Objection #1: Visual and near-visual radiation is merely "light" which lacks the "quality" or "oomph" to impart warmth to objects upon which it happens to fall.
Answer #1: A NASA webpage targeted at children is sometimes cited because they say the near-IR beam from a TV remote control is not warm to the touch. Of course, that is not because it is near-visual radiation, but rather because it is very low power. All energy is fungible, and can be changed from one form to another. Thus, the 240 Watts/m^2 of visible and near-visible Solar energy that reaches and is absorbed by the Earth System, has the effect of warming the Earth System exactly as much as an equal number of Watts/m^2 of "thermal" mid- and far-IR radiation.
Objection #2: The Atmosphere, which is cooler than the Earth Surface, cannot warm the Earth Surface.
Answer #2: The Second law of Thermodynamics is often cited as the source of this falsehood. The correct interpretation is that the Second Law refers to net warming, which can only pass from the warmer to the cooler object. The back-radiation from the Atmosphere to the Earth Surface has been measured (see lower panel in the above illustration). All matter above absolute zero emits radiation and, once emitted, that radiation does not know if it is travelling from a warmer to a cooler surface or vice-versa. Once it arrives it will either be reflected or absorbed, according to its wavelength and the characteristics of the material it happens to impact.
Objection #3: The Atmospheric "Greenhouse Effect" is fictional. A glass greenhouse works mainly by preventing or reducing convection and the Atmosphere does not work that way at all.

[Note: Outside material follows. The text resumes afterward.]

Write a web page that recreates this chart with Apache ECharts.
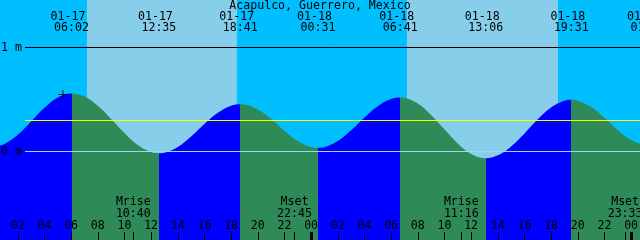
<!DOCTYPE html>
<html><head><meta charset="utf-8">
<script src="https://cdn.jsdelivr.net/npm/echarts@6/dist/echarts.min.js"></script>
<style>html,body{margin:0;padding:0;background:#00BFFF}#c{width:640px;height:240px}</style>
</head><body><div id="c"></div>
<script>
// ---- data (hours counted from 01-17 00:00) ----
const stationName = 'Acapulco, Guerrero, Mexico';
const sampleHours = [0, 0.2, 1, 2, 3, 4, 5, 6.033, 7, 8, 9, 10, 11, 12, 12.583, 13, 14, 15, 16, 17, 18, 18.683,
  19, 20, 21, 22, 23, 24, 24.517, 25, 26, 27, 28, 29, 30, 30.683, 31, 32, 33, 34, 35, 36, 37.1,
  38, 39, 40, 41, 42, 43, 43.517, 44, 45, 46, 47, 48, 49, 49.267];
const tideLevels = [0.051, 0.050, 0.073, 0.160, 0.288, 0.420, 0.520, 0.558, 0.528, 0.439, 0.313, 0.178, 0.063, -0.005, -0.016, -0.011, 0.044, 0.144, 0.264, 0.372, 0.441, 0.455,
  0.452, 0.404, 0.312, 0.200, 0.101, 0.043, 0.035, 0.042, 0.101, 0.204, 0.327, 0.436, 0.505, 0.520, 0.517, 0.461, 0.351, 0.213, 0.078, -0.023, -0.064,
  -0.037, 0.049, 0.174, 0.310, 0.423, 0.488, 0.497, 0.489, 0.429, 0.325, 0.207, 0.110, 0.063, 0.060];
const tideEventHours = [6.033, 12.583, 18.683, 24.517, 30.683, 37.1, 43.517, 49.267];
const tideEventTypes = ['H', 'L', 'H', 'L', 'H', 'L', 'H', 'L'];
const tideEventDates = ['01-17', '01-17', '01-17', '01-18', '01-18', '01-18', '01-18', '01-19'];
const tideEventClock = ['06:02', '12:35', '18:41', '00:31', '06:41', '13:06', '19:31', '01:16'];
const moonEventHours = [10.667, 22.75, 35.267, 47.55];
const moonEventNames = ['Mrise', 'Mset', 'Mrise', 'Mset'];
const moonEventClock = ['10:40', '22:45', '11:16', '23:33'];
const hourTicks = [2, 4, 6, 8, 10, 12, 14, 16, 18, 20, 22, 24, 26, 28, 30, 32, 34, 36, 38, 40, 42, 44, 46, 48];
const hourTickLabels = ['02', '04', '06', '08', '10', '12', '14', '16', '18', '20', '22', '00',
  '02', '04', '06', '08', '10', '12', '14', '16', '18', '20', '22', '00'];
const midnightTicks = [24, 48];
const sunriseHours = [7.183, 31.183];
const sunsetHours = [18.433, 42.517];
const datumLevels = [0, 1];
const datumLabels = ['0 m', '1 m'];
const meanLevel = 0.298;
const nowHour = 5.39;
const nowLevel = 0.548;

// ---- view ----
const viewStart = 0.6667, viewEnd = 48.6667;
const levelMin = -0.851, levelMax = 1.4567;
const refLineStart = 2.542;
const FONT = { fontFamily: '"DejaVu Sans Mono", monospace', fontSize: 11.6, color: '#000' };
const RISE = '#0000FF', FALL = '#2E8B57';

function idx(arr, v) { let b = 0, d = Infinity; arr.forEach((a, i) => { const e = Math.abs(a - v); if (e < d) { d = e; b = i; } }); return b; }

const pieces = [];
let prev = -1000;
tideEventHours.forEach((t, i) => {
  pieces.push({ gte: prev, lt: t, color: tideEventTypes[i] === 'H' ? RISE : FALL });
  prev = t;
});
pieces.push({ gte: prev, lt: 1000, color: tideEventTypes[tideEventTypes.length - 1] === 'L' ? RISE : FALL });

const fullGrid = { left: 0, right: 0, top: 0, bottom: 0, outerBoundsMode: 'none', containLabel: false };
const hiddenY = (g) => ({ gridIndex: g, type: 'value', min: 0, max: 1, show: false });
const noLine = { show: false, onZero: false };

const chart = echarts.init(document.getElementById('c'));
chart.setOption({
  animation: false,
  backgroundColor: '#00BFFF',
  title: { text: stationName, left: 'center', top: 0, padding: 0, textStyle: Object.assign({ fontWeight: 'normal' }, FONT) },
  grid: [
    fullGrid,
    { left: 0, right: -30, top: 0, bottom: 0, outerBoundsMode: 'none', containLabel: false },
    fullGrid,
    fullGrid
  ],
  visualMap: { type: 'piecewise', show: false, dimension: 0, seriesIndex: 1, pieces: pieces },
  xAxis: [
    { gridIndex: 0, type: 'value', min: viewStart, max: viewEnd, position: 'bottom', z: 10,
      axisLine: noLine, splitLine: { show: false },
      axisTick: { show: true, inside: true, length: 8, customValues: hourTicks, lineStyle: { color: '#000', width: 1 } },
      axisLabel: Object.assign({ inside: true, margin: 8, customValues: hourTicks,
        formatter: v => hourTickLabels[idx(hourTicks, v)] }, FONT) },
    { gridIndex: 1, type: 'value', min: viewStart, max: viewStart + (viewEnd - viewStart) * 670 / 640, position: 'top', z: 10,
      axisLine: noLine, splitLine: { show: false }, axisTick: { show: false },
      axisLabel: Object.assign({ inside: true, margin: 11, lineHeight: 11, align: 'center', customValues: tideEventHours,
        formatter: v => { const i = idx(tideEventHours, v); return tideEventDates[i] + '\u00a0\n' + tideEventClock[i]; } }, FONT) },
    { gridIndex: 2, type: 'value', min: viewStart, max: viewEnd, position: 'bottom', z: 10,
      axisLine: noLine, splitLine: { show: false },
      axisTick: { show: true, inside: true, length: 8, customValues: moonEventHours, lineStyle: { color: '#000', width: 1 } },
      axisLabel: Object.assign({ inside: true, margin: 20, lineHeight: 12, align: 'center', customValues: moonEventHours,
        formatter: v => { const i = idx(moonEventHours, v); return moonEventNames[i] + '\n' + moonEventClock[i]; } }, FONT) },
    { gridIndex: 3, type: 'value', min: viewStart, max: viewEnd, position: 'bottom', z: 10,
      axisLine: noLine, splitLine: { show: false }, axisLabel: { show: false },
      axisTick: { show: true, inside: true, length: 8, customValues: midnightTicks, lineStyle: { color: '#000', width: 3 } } }
  ],
  yAxis: [
    { gridIndex: 0, type: 'value', min: levelMin, max: levelMax, z: 10,
      axisLine: noLine, splitLine: { show: false }, axisTick: { show: false },
      axisLabel: Object.assign({ inside: true, margin: 1, customValues: datumLevels,
        formatter: v => datumLabels[idx(datumLevels, v)] }, FONT) },
    hiddenY(1), hiddenY(2), hiddenY(3)
  ],
  series: [
    { type: 'line', xAxisIndex: 0, yAxisIndex: 0, data: [], z: 1, silent: true,
      markArea: { silent: true, itemStyle: { color: '#87CEEB' },
        data: sunriseHours.map((s, i) => [{ xAxis: s }, { xAxis: sunsetHours[i] }]) } },
    { type: 'line', xAxisIndex: 0, yAxisIndex: 0, z: 2, silent: true, smooth: 0.4, symbol: 'none',
      data: sampleHours.map((t, i) => [t, tideLevels[i]]),
      lineStyle: { width: 0 }, areaStyle: { origin: 'start', opacity: 1 } },
    { type: 'line', xAxisIndex: 0, yAxisIndex: 0, data: [], z: 3, silent: true,
      markLine: { silent: true, symbol: 'none', label: { show: false },
        data: [
          [{ coord: [refLineStart, datumLevels[1]], lineStyle: { color: '#000', width: 1, type: 'solid' } }, { coord: [viewEnd, datumLevels[1]] }],
          [{ coord: [refLineStart, datumLevels[0]], lineStyle: { color: '#9FD6F0', width: 1, type: 'solid' } }, { coord: [viewEnd, datumLevels[0]] }],
          [{ coord: [refLineStart, meanLevel], lineStyle: { color: '#FFFF00', width: 1, type: 'solid' } }, { coord: [viewEnd, meanLevel] }]
        ] } },
    { type: 'scatter', xAxisIndex: 0, yAxisIndex: 0, z: 4, silent: true, symbol: 'rect', itemStyle: { color: '#000' },
      data: [{ value: [nowHour, nowLevel], symbolSize: [9, 1] }, { value: [nowHour, nowLevel], symbolSize: [1, 9] }] }
  ]
});
</script></body></html>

Answer #3: I always try to put "scare quotes" around the word "greenhouse" unless referring to the glass variety because the term is misleading. Yes, a glass greenhouse works by restricting convection, and the fact that glass passes shortwave radiation and not longwave makes only a minor contribution. Thus, I agree it is unfortunate that the established term for the Atmospheric warming effect is a bit of a misnomer. However, we are stuck with it. But, enough of semantics. Notice that the Earth System mean temperature I had to use to provide 240 Watts/m^2 of radiation to Space to balance the input absorbed from by the Earth System from the Sun was 255 K. However, the actual mean temperature at the Surface is closer to 288 K. How to explain the extra 33 K (33ºC or 58ºF)? The only rational explanation is the back-radiation from the Atmosphere to the Surface.